- DATASET SECTION
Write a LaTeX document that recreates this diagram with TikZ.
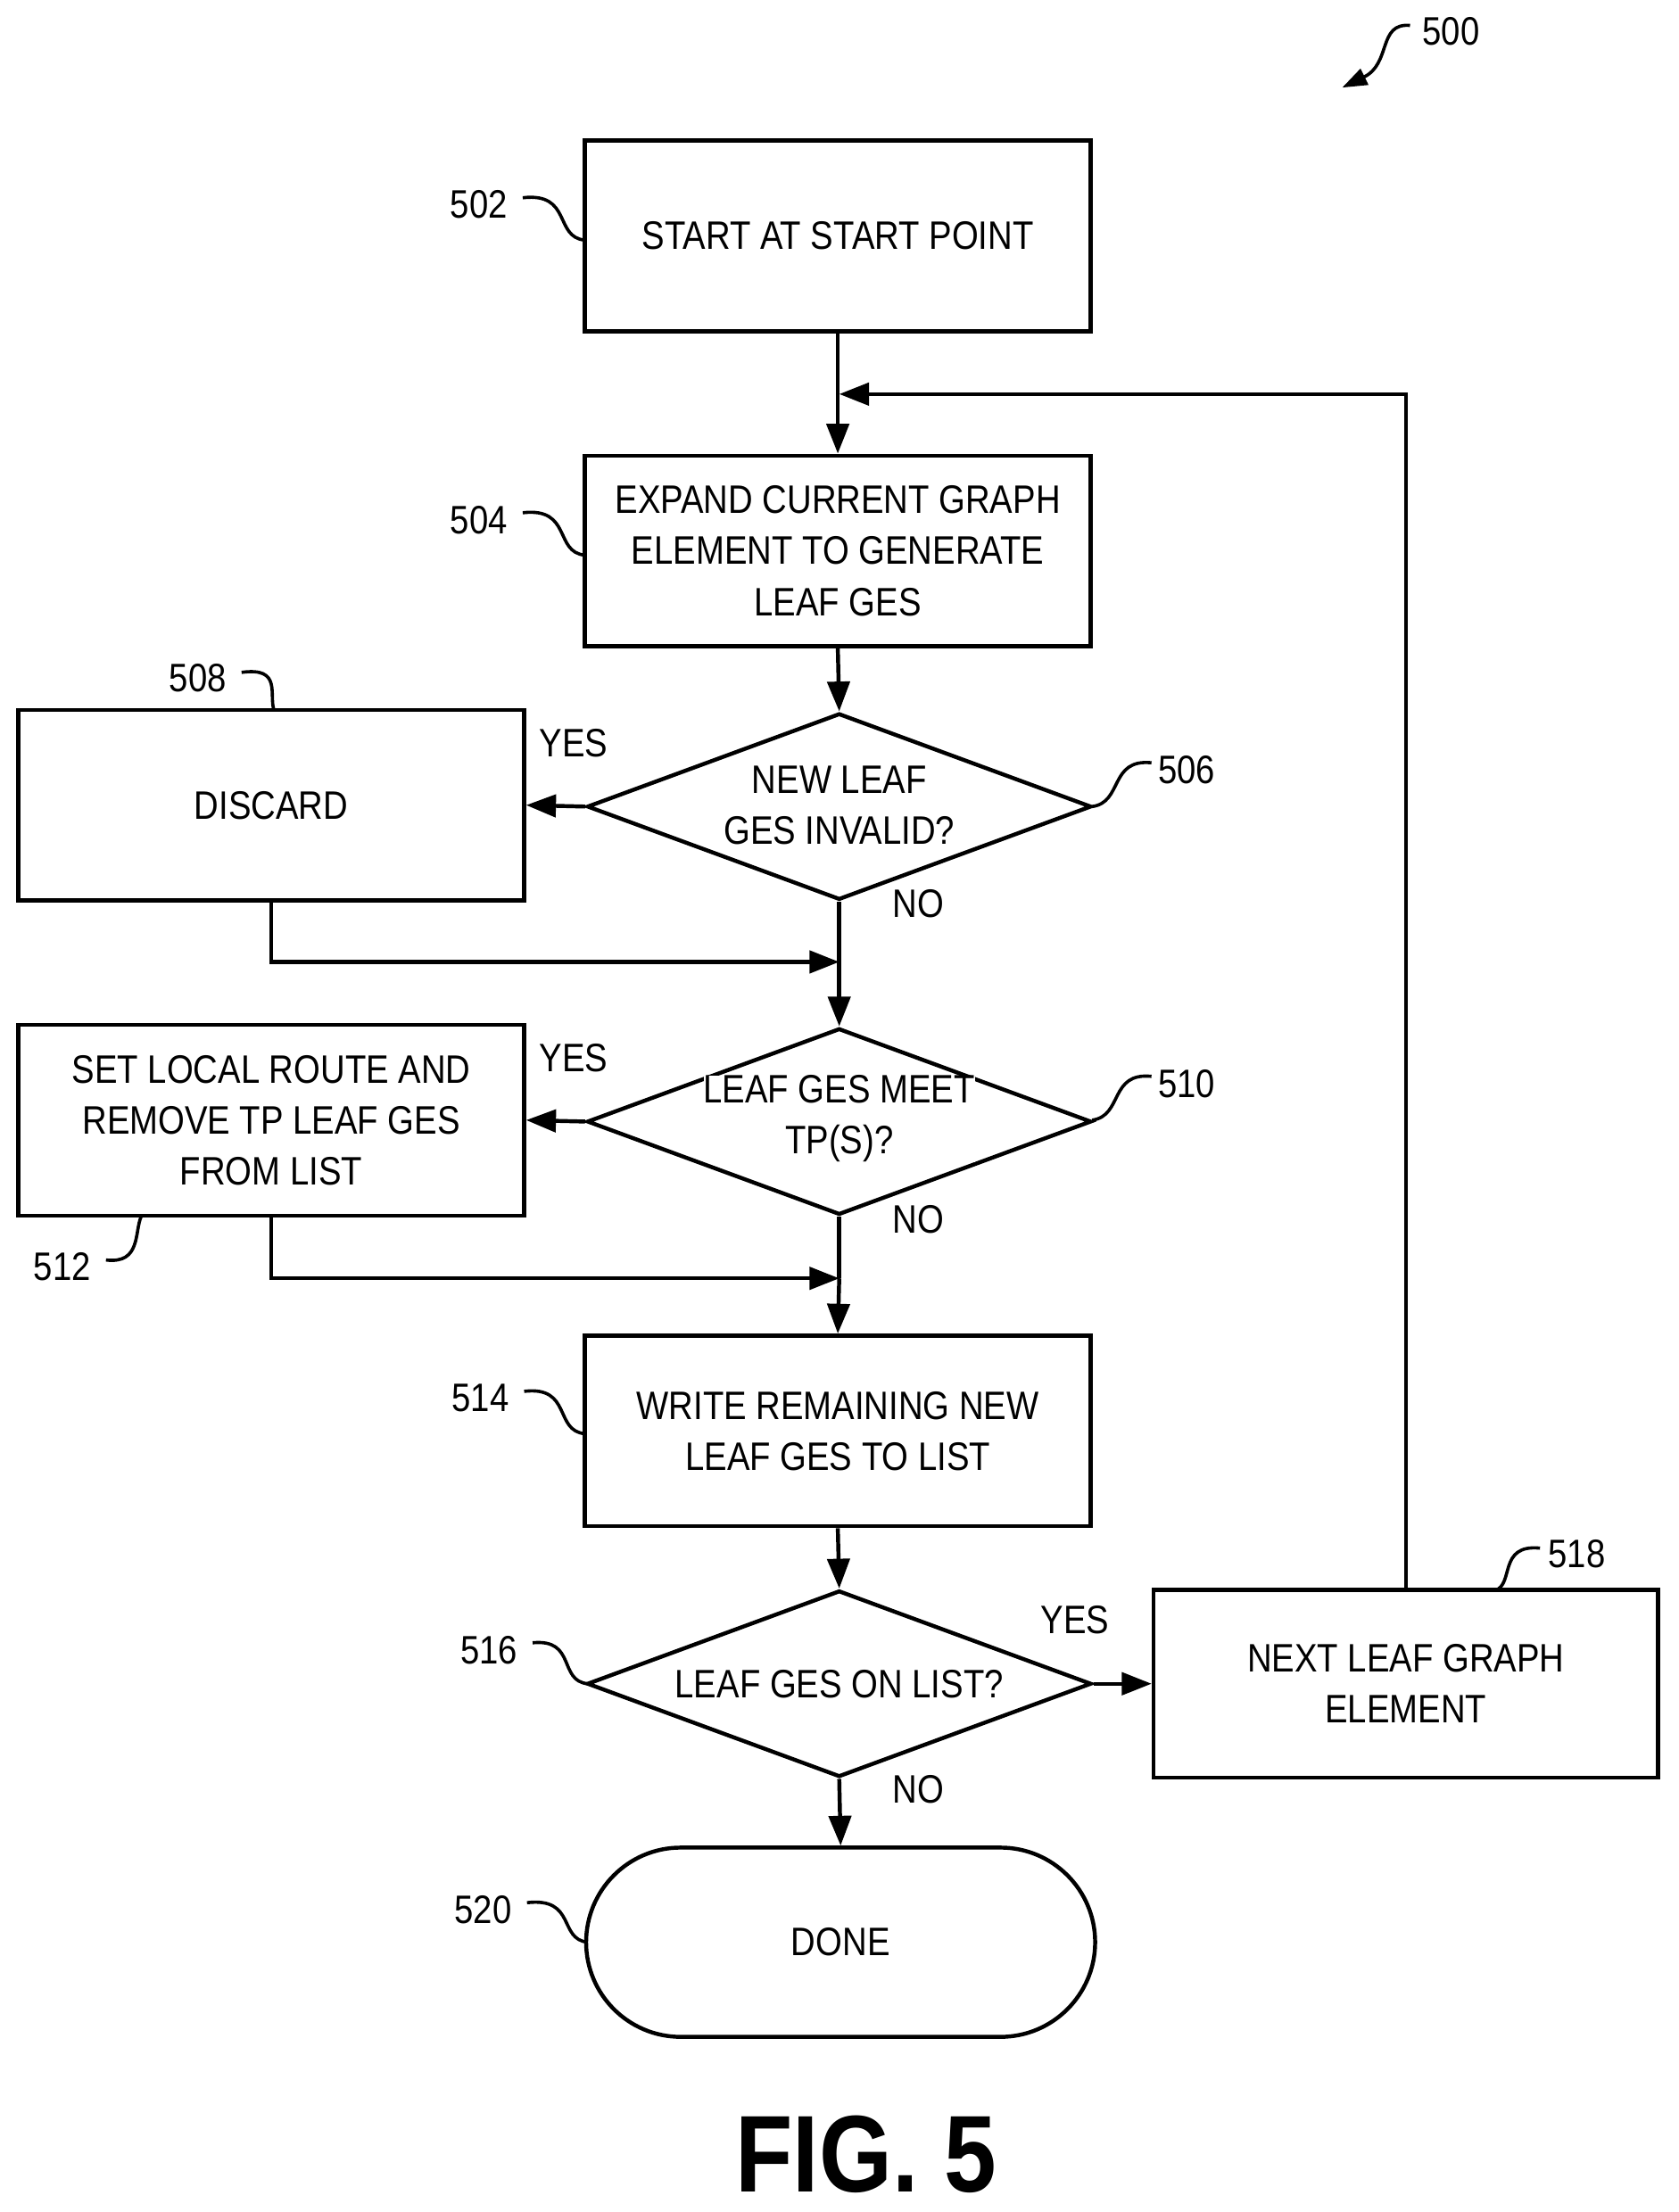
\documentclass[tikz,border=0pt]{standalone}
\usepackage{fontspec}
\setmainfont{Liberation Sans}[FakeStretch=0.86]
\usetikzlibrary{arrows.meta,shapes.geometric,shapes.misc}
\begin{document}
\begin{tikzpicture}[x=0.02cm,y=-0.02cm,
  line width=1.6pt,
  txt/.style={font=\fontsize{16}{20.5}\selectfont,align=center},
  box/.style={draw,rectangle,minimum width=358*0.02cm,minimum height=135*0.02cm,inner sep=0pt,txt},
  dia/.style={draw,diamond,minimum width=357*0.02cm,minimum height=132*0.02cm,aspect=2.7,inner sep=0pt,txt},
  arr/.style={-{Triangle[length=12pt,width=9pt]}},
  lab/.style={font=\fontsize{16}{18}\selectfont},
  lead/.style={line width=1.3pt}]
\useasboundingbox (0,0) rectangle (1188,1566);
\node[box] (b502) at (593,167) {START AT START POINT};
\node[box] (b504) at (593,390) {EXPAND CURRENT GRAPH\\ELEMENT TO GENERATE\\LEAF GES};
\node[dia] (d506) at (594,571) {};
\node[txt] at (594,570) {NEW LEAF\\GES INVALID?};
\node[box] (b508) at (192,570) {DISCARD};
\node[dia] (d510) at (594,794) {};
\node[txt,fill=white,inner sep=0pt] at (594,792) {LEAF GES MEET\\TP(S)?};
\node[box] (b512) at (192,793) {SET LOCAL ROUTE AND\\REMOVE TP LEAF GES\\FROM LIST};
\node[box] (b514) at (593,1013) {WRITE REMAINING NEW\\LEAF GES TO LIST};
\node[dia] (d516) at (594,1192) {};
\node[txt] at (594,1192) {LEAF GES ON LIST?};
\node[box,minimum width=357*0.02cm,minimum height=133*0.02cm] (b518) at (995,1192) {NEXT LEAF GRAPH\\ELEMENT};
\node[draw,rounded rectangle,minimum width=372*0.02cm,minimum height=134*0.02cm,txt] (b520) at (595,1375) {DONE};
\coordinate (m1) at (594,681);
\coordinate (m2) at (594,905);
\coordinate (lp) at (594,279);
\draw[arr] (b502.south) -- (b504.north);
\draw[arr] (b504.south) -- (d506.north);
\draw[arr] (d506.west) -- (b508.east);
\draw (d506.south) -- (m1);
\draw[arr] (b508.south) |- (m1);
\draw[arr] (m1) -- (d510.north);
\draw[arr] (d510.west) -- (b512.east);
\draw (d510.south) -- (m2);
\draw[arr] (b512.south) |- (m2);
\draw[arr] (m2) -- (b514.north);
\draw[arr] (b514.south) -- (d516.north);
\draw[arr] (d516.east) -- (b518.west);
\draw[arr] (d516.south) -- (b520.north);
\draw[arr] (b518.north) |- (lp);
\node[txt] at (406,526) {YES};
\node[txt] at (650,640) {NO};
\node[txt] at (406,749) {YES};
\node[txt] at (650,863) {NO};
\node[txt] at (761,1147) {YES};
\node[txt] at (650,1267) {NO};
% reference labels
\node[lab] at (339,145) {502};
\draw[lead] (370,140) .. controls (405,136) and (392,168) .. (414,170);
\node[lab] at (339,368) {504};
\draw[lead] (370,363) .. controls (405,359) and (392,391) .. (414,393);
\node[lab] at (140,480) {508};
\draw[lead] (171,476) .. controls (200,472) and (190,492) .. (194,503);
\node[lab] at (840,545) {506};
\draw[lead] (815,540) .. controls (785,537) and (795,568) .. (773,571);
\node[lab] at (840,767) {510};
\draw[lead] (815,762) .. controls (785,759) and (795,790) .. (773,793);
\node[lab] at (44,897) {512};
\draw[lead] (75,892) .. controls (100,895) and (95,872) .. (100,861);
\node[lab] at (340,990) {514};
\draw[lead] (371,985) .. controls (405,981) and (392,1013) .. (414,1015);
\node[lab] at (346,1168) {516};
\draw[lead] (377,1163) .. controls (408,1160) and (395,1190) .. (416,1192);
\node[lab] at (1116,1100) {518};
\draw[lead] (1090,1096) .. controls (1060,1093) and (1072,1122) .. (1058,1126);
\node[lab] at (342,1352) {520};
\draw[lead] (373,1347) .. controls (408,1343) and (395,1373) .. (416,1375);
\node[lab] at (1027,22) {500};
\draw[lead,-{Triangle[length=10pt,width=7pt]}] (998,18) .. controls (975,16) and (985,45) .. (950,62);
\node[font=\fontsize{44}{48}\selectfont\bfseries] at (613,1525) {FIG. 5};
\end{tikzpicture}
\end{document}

- DIRECTION
Repeat all the data as it stands, dropping any images it holds.

- SOLVED EXERCISE
Write a LaTeX document that recreates this diagram with TikZ.
\documentclass[tikz,border=0pt]{standalone}
\usepackage{fontspec}
\setmainfont{Liberation Sans}[FakeStretch=0.86]
\usetikzlibrary{arrows.meta,shapes.geometric,shapes.misc}
\begin{document}
\begin{tikzpicture}[x=0.02cm,y=-0.02cm,
  line width=1.6pt,
  txt/.style={font=\fontsize{16}{20.5}\selectfont,align=center},
  box/.style={draw,rectangle,minimum width=358*0.02cm,minimum height=135*0.02cm,inner sep=0pt,txt},
  dia/.style={draw,diamond,minimum width=357*0.02cm,minimum height=132*0.02cm,aspect=2.7,inner sep=0pt,txt},
  arr/.style={-{Triangle[length=12pt,width=9pt]}},
  lab/.style={font=\fontsize{16}{18}\selectfont},
  lead/.style={line width=1.3pt}]
\useasboundingbox (0,0) rectangle (1188,1566);
\node[box] (b502) at (593,167) {START AT START POINT};
\node[box] (b504) at (593,390) {EXPAND CURRENT GRAPH\\ELEMENT TO GENERATE\\LEAF GES};
\node[dia] (d506) at (594,571) {};
\node[txt] at (594,570) {NEW LEAF\\GES INVALID?};
\node[box] (b508) at (192,570) {DISCARD};
\node[dia] (d510) at (594,794) {};
\node[txt,fill=white,inner sep=0pt] at (594,792) {LEAF GES MEET\\TP(S)?};
\node[box] (b512) at (192,793) {SET LOCAL ROUTE AND\\REMOVE TP LEAF GES\\FROM LIST};
\node[box] (b514) at (593,1013) {WRITE REMAINING NEW\\LEAF GES TO LIST};
\node[dia] (d516) at (594,1192) {};
\node[txt] at (594,1192) {LEAF GES ON LIST?};
\node[box,minimum width=357*0.02cm,minimum height=133*0.02cm] (b518) at (995,1192) {NEXT LEAF GRAPH\\ELEMENT};
\node[draw,rounded rectangle,minimum width=372*0.02cm,minimum height=134*0.02cm,txt] (b520) at (595,1375) {DONE};
\coordinate (m1) at (594,681);
\coordinate (m2) at (594,905);
\coordinate (lp) at (594,279);
\draw[arr] (b502.south) -- (b504.north);
\draw[arr] (b504.south) -- (d506.north);
\draw[arr] (d506.west) -- (b508.east);
\draw (d506.south) -- (m1);
\draw[arr] (b508.south) |- (m1);
\draw[arr] (m1) -- (d510.north);
\draw[arr] (d510.west) -- (b512.east);
\draw (d510.south) -- (m2);
\draw[arr] (b512.south) |- (m2);
\draw[arr] (m2) -- (b514.north);
\draw[arr] (b514.south) -- (d516.north);
\draw[arr] (d516.east) -- (b518.west);
\draw[arr] (d516.south) -- (b520.north);
\draw[arr] (b518.north) |- (lp);
\node[txt] at (406,526) {YES};
\node[txt] at (650,640) {NO};
\node[txt] at (406,749) {YES};
\node[txt] at (650,863) {NO};
\node[txt] at (761,1147) {YES};
\node[txt] at (650,1267) {NO};
% reference labels
\node[lab] at (339,145) {502};
\draw[lead] (370,140) .. controls (405,136) and (392,168) .. (414,170);
\node[lab] at (339,368) {504};
\draw[lead] (370,363) .. controls (405,359) and (392,391) .. (414,393);
\node[lab] at (140,480) {508};
\draw[lead] (171,476) .. controls (200,472) and (190,492) .. (194,503);
\node[lab] at (840,545) {506};
\draw[lead] (815,540) .. controls (785,537) and (795,568) .. (773,571);
\node[lab] at (840,767) {510};
\draw[lead] (815,762) .. controls (785,759) and (795,790) .. (773,793);
\node[lab] at (44,897) {512};
\draw[lead] (75,892) .. controls (100,895) and (95,872) .. (100,861);
\node[lab] at (340,990) {514};
\draw[lead] (371,985) .. controls (405,981) and (392,1013) .. (414,1015);
\node[lab] at (346,1168) {516};
\draw[lead] (377,1163) .. controls (408,1160) and (395,1190) .. (416,1192);
\node[lab] at (1116,1100) {518};
\draw[lead] (1090,1096) .. controls (1060,1093) and (1072,1122) .. (1058,1126);
\node[lab] at (342,1352) {520};
\draw[lead] (373,1347) .. controls (408,1343) and (395,1373) .. (416,1375);
\node[lab] at (1027,22) {500};
\draw[lead,-{Triangle[length=10pt,width=7pt]}] (998,18) .. controls (975,16) and (985,45) .. (950,62);
\node[font=\fontsize{44}{48}\selectfont\bfseries] at (613,1525) {FIG. 5};
\end{tikzpicture}
\end{document}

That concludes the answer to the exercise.